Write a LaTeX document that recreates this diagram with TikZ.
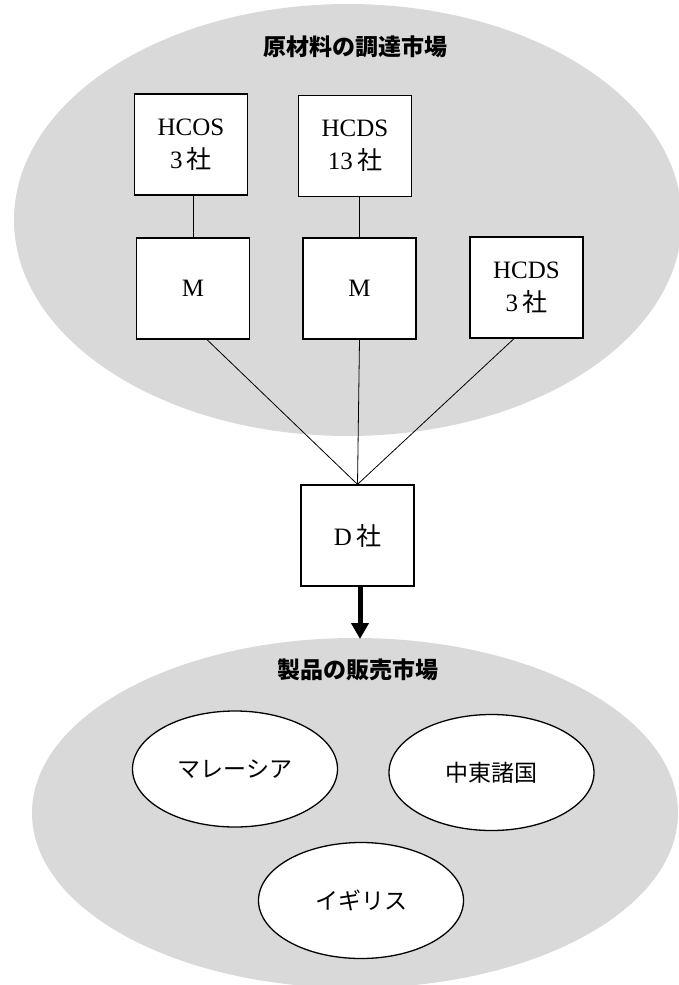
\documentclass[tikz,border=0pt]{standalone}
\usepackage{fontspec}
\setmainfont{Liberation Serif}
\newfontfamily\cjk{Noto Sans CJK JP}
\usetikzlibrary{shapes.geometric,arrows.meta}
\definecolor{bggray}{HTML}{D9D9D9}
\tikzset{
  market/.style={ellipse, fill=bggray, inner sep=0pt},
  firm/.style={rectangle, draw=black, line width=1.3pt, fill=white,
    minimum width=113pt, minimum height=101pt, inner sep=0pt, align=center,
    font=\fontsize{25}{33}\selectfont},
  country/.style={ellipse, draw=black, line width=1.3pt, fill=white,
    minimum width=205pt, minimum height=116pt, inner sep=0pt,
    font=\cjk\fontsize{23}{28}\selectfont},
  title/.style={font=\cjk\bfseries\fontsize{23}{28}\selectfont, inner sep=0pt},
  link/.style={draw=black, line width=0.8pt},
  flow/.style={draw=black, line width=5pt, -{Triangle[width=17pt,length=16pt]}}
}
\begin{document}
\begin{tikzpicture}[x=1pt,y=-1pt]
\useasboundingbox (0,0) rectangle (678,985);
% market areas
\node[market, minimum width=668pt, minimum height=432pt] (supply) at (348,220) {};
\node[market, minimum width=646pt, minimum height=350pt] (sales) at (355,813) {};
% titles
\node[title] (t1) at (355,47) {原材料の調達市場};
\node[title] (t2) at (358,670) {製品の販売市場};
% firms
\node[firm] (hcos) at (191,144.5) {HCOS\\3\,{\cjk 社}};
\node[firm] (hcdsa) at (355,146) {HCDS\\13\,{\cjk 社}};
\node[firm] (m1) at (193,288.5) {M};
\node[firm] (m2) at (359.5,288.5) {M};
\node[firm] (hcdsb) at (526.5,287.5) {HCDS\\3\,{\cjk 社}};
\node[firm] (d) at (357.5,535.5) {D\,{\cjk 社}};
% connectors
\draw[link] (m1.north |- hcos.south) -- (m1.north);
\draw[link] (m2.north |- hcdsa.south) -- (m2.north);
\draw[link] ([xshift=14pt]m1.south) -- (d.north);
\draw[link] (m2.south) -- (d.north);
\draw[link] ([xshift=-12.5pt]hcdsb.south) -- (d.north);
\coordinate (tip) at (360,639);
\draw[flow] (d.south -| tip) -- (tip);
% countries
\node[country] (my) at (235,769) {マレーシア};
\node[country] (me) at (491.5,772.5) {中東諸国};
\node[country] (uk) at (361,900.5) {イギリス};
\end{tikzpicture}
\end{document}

◇ ◇ ◇ ◇ ◇

### Exercise directions
Restate the whole listing above exactly, please, omitting every image.

### Result of the exercise
Write a LaTeX document that recreates this diagram with TikZ.
\documentclass[tikz,border=0pt]{standalone}
\usepackage{fontspec}
\setmainfont{Liberation Serif}
\newfontfamily\cjk{Noto Sans CJK JP}
\usetikzlibrary{shapes.geometric,arrows.meta}
\definecolor{bggray}{HTML}{D9D9D9}
\tikzset{
  market/.style={ellipse, fill=bggray, inner sep=0pt},
  firm/.style={rectangle, draw=black, line width=1.3pt, fill=white,
    minimum width=113pt, minimum height=101pt, inner sep=0pt, align=center,
    font=\fontsize{25}{33}\selectfont},
  country/.style={ellipse, draw=black, line width=1.3pt, fill=white,
    minimum width=205pt, minimum height=116pt, inner sep=0pt,
    font=\cjk\fontsize{23}{28}\selectfont},
  title/.style={font=\cjk\bfseries\fontsize{23}{28}\selectfont, inner sep=0pt},
  link/.style={draw=black, line width=0.8pt},
  flow/.style={draw=black, line width=5pt, -{Triangle[width=17pt,length=16pt]}}
}
\begin{document}
\begin{tikzpicture}[x=1pt,y=-1pt]
\useasboundingbox (0,0) rectangle (678,985);
% market areas
\node[market, minimum width=668pt, minimum height=432pt] (supply) at (348,220) {};
\node[market, minimum width=646pt, minimum height=350pt] (sales) at (355,813) {};
% titles
\node[title] (t1) at (355,47) {原材料の調達市場};
\node[title] (t2) at (358,670) {製品の販売市場};
% firms
\node[firm] (hcos) at (191,144.5) {HCOS\\3\,{\cjk 社}};
\node[firm] (hcdsa) at (355,146) {HCDS\\13\,{\cjk 社}};
\node[firm] (m1) at (193,288.5) {M};
\node[firm] (m2) at (359.5,288.5) {M};
\node[firm] (hcdsb) at (526.5,287.5) {HCDS\\3\,{\cjk 社}};
\node[firm] (d) at (357.5,535.5) {D\,{\cjk 社}};
% connectors
\draw[link] (m1.north |- hcos.south) -- (m1.north);
\draw[link] (m2.north |- hcdsa.south) -- (m2.north);
\draw[link] ([xshift=14pt]m1.south) -- (d.north);
\draw[link] (m2.south) -- (d.north);
\draw[link] ([xshift=-12.5pt]hcdsb.south) -- (d.north);
\coordinate (tip) at (360,639);
\draw[flow] (d.south -| tip) -- (tip);
% countries
\node[country] (my) at (235,769) {マレーシア};
\node[country] (me) at (491.5,772.5) {中東諸国};
\node[country] (uk) at (361,900.5) {イギリス};
\end{tikzpicture}
\end{document}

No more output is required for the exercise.